Aim ▸
Write out again exactly the lines from the one containing "Convert this chart to Plotly code." through the one containing "import plotly.graph_objects as go", both included, and omit the pictures.

[Charts and diagrams as code]
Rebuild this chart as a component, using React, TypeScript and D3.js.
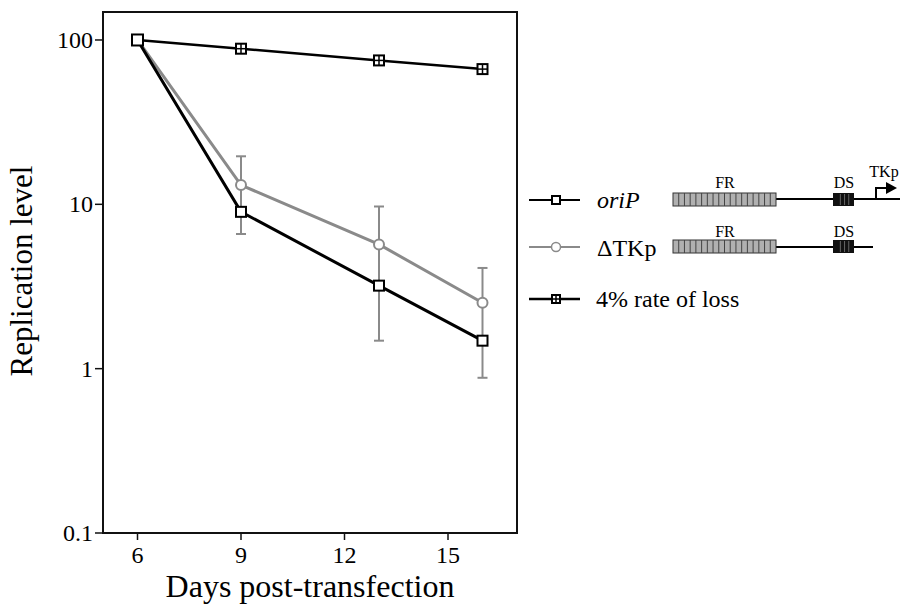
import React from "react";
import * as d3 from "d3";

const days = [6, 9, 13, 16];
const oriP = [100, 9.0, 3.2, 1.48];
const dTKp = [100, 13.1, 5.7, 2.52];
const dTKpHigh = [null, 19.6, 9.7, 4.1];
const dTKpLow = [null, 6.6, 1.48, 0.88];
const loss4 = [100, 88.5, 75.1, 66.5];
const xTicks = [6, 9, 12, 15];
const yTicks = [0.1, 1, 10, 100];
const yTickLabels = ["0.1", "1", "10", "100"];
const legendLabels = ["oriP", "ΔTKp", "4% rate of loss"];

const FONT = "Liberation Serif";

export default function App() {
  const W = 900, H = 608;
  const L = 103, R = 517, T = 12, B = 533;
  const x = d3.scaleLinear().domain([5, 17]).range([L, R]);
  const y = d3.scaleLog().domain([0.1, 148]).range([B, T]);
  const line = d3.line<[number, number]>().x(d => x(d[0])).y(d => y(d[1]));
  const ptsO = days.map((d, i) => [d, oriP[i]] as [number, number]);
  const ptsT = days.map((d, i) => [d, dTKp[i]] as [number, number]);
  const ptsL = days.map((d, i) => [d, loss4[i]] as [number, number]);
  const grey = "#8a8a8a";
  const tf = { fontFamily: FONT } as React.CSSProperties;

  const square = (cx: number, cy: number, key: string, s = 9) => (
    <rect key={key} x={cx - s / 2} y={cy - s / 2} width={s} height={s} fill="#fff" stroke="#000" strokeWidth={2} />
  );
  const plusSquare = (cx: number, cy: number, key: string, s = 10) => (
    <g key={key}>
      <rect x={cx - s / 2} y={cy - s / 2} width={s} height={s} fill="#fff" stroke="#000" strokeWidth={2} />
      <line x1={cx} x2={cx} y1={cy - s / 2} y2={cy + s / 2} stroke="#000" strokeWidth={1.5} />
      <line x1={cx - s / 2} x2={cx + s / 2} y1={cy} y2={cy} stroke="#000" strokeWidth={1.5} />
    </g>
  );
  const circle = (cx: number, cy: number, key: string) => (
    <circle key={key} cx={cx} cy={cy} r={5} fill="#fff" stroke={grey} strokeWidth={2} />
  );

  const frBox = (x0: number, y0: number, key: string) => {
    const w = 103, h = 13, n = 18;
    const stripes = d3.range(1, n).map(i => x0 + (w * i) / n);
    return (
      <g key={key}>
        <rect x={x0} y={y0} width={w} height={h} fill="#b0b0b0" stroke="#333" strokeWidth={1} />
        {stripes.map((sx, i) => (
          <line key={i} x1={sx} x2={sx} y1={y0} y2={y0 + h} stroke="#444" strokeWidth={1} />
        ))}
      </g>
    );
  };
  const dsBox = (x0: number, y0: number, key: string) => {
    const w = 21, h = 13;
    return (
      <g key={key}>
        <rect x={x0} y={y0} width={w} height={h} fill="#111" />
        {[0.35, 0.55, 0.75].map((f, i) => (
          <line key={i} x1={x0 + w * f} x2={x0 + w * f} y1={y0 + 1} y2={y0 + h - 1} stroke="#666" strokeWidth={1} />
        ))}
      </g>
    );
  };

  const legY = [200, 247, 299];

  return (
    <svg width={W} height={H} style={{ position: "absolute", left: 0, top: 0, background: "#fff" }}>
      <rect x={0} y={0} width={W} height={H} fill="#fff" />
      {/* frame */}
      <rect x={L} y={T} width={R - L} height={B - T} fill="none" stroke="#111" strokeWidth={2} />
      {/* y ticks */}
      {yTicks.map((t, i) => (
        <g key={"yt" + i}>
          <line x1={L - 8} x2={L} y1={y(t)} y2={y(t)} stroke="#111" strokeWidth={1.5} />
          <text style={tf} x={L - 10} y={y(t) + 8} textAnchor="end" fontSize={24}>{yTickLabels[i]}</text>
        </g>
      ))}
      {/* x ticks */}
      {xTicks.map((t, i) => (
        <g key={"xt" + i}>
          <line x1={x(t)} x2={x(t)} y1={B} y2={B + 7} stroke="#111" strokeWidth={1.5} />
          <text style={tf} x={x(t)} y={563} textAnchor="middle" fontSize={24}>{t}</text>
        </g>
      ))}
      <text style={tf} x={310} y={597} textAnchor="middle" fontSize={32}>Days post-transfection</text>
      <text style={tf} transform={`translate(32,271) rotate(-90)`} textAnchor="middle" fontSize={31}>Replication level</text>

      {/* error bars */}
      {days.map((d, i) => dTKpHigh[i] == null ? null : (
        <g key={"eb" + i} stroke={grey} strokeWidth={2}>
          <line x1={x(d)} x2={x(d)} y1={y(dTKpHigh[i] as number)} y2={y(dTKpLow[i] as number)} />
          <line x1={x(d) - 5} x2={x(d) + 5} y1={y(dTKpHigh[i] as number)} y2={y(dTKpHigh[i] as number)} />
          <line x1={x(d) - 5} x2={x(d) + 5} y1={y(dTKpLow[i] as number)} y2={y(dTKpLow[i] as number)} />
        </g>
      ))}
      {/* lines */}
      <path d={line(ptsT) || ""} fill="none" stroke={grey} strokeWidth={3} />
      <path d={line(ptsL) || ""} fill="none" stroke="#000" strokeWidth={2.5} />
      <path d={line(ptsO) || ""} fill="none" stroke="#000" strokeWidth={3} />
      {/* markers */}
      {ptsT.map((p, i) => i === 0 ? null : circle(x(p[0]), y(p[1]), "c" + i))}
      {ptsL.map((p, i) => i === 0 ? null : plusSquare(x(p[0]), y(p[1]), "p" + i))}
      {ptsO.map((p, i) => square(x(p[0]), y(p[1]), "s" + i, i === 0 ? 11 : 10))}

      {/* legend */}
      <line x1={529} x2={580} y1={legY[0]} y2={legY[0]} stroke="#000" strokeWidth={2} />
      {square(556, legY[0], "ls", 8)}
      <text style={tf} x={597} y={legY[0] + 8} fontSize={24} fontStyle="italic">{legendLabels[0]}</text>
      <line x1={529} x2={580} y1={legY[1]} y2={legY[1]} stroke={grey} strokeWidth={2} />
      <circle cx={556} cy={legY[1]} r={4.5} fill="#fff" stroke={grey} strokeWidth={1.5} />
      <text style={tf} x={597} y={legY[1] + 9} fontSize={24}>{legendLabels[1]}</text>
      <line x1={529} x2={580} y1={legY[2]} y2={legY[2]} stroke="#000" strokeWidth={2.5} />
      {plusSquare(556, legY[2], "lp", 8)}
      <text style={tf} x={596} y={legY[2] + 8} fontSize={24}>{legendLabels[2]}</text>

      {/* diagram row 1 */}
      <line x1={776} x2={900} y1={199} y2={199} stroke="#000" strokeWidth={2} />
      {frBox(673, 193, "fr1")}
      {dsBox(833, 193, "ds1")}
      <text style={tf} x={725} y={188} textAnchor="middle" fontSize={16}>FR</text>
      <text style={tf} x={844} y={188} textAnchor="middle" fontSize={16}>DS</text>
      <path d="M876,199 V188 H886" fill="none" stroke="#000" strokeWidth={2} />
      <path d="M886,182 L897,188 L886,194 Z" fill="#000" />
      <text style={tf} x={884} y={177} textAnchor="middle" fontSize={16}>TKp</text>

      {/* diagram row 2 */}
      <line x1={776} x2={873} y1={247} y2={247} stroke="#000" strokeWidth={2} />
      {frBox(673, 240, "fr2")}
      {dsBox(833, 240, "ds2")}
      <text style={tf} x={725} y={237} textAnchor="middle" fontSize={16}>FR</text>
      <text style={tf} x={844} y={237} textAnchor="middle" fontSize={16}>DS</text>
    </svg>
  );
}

--

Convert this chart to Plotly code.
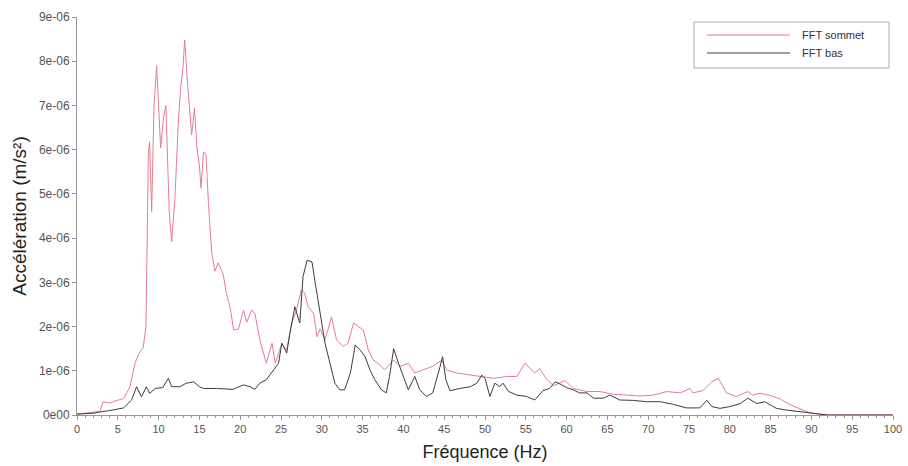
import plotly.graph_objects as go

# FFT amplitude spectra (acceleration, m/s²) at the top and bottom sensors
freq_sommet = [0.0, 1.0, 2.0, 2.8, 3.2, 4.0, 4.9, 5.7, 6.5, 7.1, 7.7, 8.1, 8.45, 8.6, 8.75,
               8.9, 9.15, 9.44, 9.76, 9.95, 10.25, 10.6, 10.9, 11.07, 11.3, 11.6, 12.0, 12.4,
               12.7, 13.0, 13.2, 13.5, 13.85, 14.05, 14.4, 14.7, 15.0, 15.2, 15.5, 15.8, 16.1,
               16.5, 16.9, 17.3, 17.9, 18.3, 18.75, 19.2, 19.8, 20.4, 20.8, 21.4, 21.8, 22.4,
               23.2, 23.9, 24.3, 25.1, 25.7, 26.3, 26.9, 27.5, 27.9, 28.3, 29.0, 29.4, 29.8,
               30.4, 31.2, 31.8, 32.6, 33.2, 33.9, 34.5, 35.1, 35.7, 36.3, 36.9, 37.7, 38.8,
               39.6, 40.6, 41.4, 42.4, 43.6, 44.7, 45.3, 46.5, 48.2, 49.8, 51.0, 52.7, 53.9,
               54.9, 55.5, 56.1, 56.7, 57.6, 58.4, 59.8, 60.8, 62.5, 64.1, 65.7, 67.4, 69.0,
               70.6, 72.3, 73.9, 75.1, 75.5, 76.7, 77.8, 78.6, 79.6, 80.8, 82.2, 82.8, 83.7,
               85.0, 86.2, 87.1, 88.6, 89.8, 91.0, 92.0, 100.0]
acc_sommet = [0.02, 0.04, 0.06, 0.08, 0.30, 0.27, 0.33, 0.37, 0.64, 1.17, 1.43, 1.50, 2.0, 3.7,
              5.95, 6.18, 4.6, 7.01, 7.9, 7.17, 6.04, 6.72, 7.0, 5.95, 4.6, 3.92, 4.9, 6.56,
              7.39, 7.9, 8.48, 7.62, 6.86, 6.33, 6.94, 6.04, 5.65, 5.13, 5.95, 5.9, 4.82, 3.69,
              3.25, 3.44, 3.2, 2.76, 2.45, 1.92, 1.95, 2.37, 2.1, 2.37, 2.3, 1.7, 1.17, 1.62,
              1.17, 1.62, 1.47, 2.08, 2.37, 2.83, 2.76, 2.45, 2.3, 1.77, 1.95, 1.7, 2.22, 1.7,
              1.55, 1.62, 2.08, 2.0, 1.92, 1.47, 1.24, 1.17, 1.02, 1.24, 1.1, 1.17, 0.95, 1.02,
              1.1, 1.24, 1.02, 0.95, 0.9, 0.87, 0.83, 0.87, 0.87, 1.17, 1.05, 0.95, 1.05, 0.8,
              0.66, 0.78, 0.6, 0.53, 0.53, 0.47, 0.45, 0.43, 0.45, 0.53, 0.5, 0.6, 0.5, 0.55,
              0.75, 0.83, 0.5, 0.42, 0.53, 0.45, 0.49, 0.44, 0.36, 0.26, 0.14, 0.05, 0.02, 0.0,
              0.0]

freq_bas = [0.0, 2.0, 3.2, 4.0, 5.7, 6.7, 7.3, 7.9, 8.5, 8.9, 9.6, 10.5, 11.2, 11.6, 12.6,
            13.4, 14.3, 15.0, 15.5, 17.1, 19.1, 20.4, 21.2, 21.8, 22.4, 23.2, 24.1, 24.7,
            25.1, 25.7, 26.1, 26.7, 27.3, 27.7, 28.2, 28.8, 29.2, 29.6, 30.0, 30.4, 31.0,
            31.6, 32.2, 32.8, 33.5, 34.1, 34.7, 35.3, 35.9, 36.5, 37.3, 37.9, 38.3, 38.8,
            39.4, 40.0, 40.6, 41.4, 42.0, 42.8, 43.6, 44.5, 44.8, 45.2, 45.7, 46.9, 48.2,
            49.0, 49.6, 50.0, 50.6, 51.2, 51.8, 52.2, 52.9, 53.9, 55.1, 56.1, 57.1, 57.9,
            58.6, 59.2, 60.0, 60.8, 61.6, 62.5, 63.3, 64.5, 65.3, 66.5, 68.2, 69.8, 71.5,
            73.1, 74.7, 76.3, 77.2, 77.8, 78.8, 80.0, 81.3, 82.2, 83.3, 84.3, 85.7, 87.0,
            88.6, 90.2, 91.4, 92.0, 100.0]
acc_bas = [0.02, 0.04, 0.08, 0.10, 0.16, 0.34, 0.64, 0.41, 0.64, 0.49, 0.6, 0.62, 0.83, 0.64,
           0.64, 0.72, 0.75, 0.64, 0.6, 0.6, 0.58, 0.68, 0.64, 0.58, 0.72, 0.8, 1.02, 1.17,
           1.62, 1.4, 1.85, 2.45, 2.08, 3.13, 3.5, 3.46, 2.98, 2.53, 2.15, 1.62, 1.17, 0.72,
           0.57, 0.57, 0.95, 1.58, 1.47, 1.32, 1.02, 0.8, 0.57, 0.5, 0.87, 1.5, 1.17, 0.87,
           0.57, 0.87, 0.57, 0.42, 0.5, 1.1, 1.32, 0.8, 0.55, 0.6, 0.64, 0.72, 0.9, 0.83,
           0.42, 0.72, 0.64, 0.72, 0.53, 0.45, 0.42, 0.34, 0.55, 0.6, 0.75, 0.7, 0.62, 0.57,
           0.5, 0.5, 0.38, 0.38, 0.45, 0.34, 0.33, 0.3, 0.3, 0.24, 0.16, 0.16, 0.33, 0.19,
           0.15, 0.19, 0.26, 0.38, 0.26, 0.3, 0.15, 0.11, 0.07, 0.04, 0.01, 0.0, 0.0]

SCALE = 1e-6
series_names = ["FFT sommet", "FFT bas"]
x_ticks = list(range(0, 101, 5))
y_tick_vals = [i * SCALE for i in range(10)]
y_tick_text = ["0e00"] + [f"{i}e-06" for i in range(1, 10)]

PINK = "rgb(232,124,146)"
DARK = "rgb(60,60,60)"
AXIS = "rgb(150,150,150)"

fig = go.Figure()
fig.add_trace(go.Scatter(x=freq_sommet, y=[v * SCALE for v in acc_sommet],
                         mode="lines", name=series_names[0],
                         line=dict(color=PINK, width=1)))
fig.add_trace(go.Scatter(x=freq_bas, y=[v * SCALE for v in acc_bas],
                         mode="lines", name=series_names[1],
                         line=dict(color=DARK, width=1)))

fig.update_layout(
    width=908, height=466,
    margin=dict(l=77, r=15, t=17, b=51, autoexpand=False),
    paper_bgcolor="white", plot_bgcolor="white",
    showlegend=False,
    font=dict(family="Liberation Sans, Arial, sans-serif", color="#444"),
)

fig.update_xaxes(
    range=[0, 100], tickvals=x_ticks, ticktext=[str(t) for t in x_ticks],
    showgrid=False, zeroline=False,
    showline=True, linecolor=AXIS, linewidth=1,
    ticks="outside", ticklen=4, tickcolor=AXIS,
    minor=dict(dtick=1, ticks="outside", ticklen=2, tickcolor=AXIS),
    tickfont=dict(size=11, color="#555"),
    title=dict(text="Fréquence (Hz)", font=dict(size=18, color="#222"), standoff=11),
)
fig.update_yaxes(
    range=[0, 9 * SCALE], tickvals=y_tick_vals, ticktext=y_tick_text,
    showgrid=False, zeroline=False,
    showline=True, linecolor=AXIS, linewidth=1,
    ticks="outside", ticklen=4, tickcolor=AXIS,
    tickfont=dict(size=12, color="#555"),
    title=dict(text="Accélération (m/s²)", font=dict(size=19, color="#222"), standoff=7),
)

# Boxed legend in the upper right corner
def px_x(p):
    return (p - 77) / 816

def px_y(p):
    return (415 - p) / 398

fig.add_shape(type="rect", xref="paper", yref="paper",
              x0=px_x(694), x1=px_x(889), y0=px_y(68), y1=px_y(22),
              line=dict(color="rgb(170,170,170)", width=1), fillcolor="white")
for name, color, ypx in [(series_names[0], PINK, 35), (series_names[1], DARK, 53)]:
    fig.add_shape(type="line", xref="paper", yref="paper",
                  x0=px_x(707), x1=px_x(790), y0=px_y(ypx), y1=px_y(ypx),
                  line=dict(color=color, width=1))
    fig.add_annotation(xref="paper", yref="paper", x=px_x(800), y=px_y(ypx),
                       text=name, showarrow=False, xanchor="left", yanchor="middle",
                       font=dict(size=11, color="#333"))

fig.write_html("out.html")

The output ▸
Convert this chart to Plotly code.
import plotly.graph_objects as go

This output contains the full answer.